Numbering the days

31 July 2012
Today I handed in my written notice. It was really just a paperwork formality as I had already declared my intention to leave back in June, but it also means my days at my current company are now officially numbered. Originally my plan was to aim for a December departure, which would have meant not making a final decision for at least another few weeks, but circumstances meant that I could not keep my intentions under wraps any longer. Listening to conversations about future projects, some of which were quite interesting, was torture given that externalities necessitated I start committing to a schedule.

So why leave?

My current job is largely independent of the UK economy, which all things considered is an envious position to be in. In fact when this is coupled with the whole setup I have in Bristol, it all adds up to quite a high standard of secure living. Doors that opened slowly can easily slam shut quickly, so on any measure this is a big thing to trade in. The problem is that the situation is a set-rigid mould, and taken as a whole I feel that Bristol has had its peak. Of course there are one or two gripes about my company that set everything off, because if this was not the case I would not have thought about relocation in the first place. However the company side of things is a story for after I have left, so for now I will go into the non-company side of my decision.

The university bubble

The underlying problem here is that in a city like Bristol, it is very difficult to escape the University bubble, but you also cannot participate in it like you did before. I know people who studied in Bristol but then deliberately spent a few years away working in another city, and their reasoning tallies with what I see:
University segregation
PhD colleagues who don't then become RA's (or move to Toshiba TRL) rarely stay in the city, and then the tendency of only really socialising with colleagues kicks in.

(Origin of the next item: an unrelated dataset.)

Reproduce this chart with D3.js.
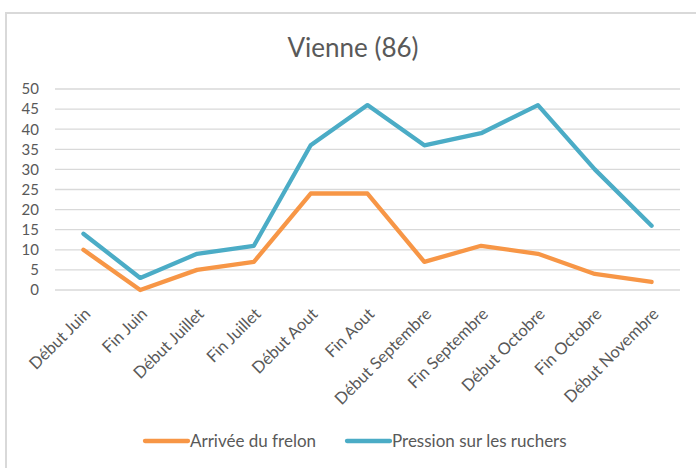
<!DOCTYPE html>
<html>
<head>
<meta charset="utf-8">
<script src="https://cdn.jsdelivr.net/npm/d3@7"></script>
<style>
body { margin: 0; background: #fff; }
text { font-family: Lato, "Open Sans", sans-serif; fill: #595959; }
</style>
</head>
<body>
<div id="chart"></div>
<script>
var periods = ["Début Juin", "Fin Juin", "Début Juillet", "Fin Juillet", "Début Aout", "Fin Aout",
    "Début Septembre", "Fin Septembre", "Début Octobre", "Fin Octobre", "Début Novembre"];
var arrivee = [10, 0, 5, 7, 24, 24, 7, 11, 9, 4, 2];
var pression = [14, 3, 9, 11, 36, 46, 36, 39, 46, 30, 16];
var yTicks = [0, 5, 10, 15, 20, 25, 30, 35, 40, 45, 50];
var seriesNames = ["Arrivée du frelon", "Pression sur les ruchers"];
var colors = ["#f79646", "#4bacc6"];

var w = 696;
var h = 468;

var svg = d3.select("#chart").append("svg").attr("width", w).attr("height", h);

// chart area border (cut off at right and bottom like the screenshot)
svg.append("rect")
    .attr("x", 6).attr("y", 13)
    .attr("width", 900).attr("height", 900)
    .attr("fill", "none")
    .attr("stroke", "#d9d9d9")
    .attr("stroke-width", 2);

svg.append("text")
    .attr("x", 353).attr("y", 57)
    .attr("text-anchor", "middle")
    .attr("font-size", "26px")
    .text("Vienne (86)");

var xScale = d3.scaleBand().domain(periods).range([55, 680]);
var yScale = d3.scaleLinear().domain([0, 50]).range([290, 89]);

// gridlines
svg.append("g").selectAll("line")
    .data(yTicks)
    .enter()
    .append("line")
    .attr("x1", 55).attr("x2", 680)
    .attr("y1", function (d) { return yScale(d); })
    .attr("y2", function (d) { return yScale(d); })
    .attr("stroke", "#d9d9d9")
    .attr("stroke-width", 1.3);

var yAxis = d3.axisLeft(yScale).tickValues(yTicks).tickSize(0).tickPadding(0);
var gy = svg.append("g").attr("transform", "translate(39, 0)").call(yAxis);
gy.select(".domain").remove();
gy.selectAll("text").attr("font-size", "15px").attr("fill", "#595959")
    .attr("font-family", "Lato, 'Open Sans', sans-serif");

var xAxis = d3.axisBottom(xScale).tickSize(0).tickPadding(0);
var gx = svg.append("g").attr("transform", "translate(0, 290)").call(xAxis);
gx.select(".domain").remove();
gx.selectAll("text")
    .attr("font-size", "16.5px")
    .attr("fill", "#595959")
    .attr("font-family", "Lato, 'Open Sans', sans-serif")
    .attr("text-anchor", "end")
    .attr("dy", "0")
    .attr("transform", "translate(8, 25) rotate(-45)");

var line = d3.line()
    .x(function (d, i) { return xScale(periods[i]) + xScale.bandwidth() / 2; })
    .y(function (d) { return yScale(d); });

[arrivee, pression].forEach(function (s, k) {
    svg.append("path")
        .datum(s)
        .attr("d", line)
        .attr("fill", "none")
        .attr("stroke", colors[k])
        .attr("stroke-width", 4.3)
        .attr("stroke-linejoin", "round")
        .attr("stroke-linecap", "round");
});

// legend
var legX = [145, 347];
var legend = svg.selectAll(".legend")
    .data(seriesNames)
    .enter()
    .append("g")
    .attr("transform", function (d, i) { return "translate(" + legX[i] + ", 441)"; });

legend.append("line")
    .attr("x1", 0).attr("x2", 43)
    .attr("stroke", function (d, i) { return colors[i]; })
    .attr("stroke-width", 4.3)
    .attr("stroke-linecap", "round");

legend.append("text")
    .attr("x", 45).attr("y", 6)
    .attr("font-size", "17px")
    .text(function (d) { return d; });
</script>
</body>
</html>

Inside the university this is not an issue as it is a large organisation, but as soon as you go outside you rapidly get isolated from it all.
Decline of student activity
Leaving aside issues of associating with current students, Bristol students are becoming both more insular and semi-conscious. This is partly down to the Students Union being in terminal decline, and partly because students need to be more work-conscious.
University is more serious nowadays
Fees and living costs are on the up, and the graduate job-market is brutal. The summer term these days is dedicated exam season, and the tendency is for students to go home when they finish rather than have post-exam parties.
Destruction of the PGU
Back in 2009 the Students Union dissolved the Postgraduate Union in what I will simply call acrimonious circumstances. As a result student activity, even in the international societies, is basically devoid of postgraduates. Current undergrads simply don't have the mindset of my generation.
The problem is that if you are outside the large organisations, things are too fragmented to really build up a decent pool of associates. Work for a small company out in the sticks with mostly married-with-kids types, and you are utterly stuffed. By the time travelling and a 6pm finish is factored in, both lunch-time coffee and after-work drinks are non-starters.

In short?

The city tends to make me look backwards rather than forwards, and from a mini-max perspective, the thing to do would have been to leave in late-2007. Outside of Clifton Village you are never far from examples of economic devastation, and the political direction of Bristol is not exactly to my taste. It all reinforces my view I should sweep the deck and consign Bristol to memories.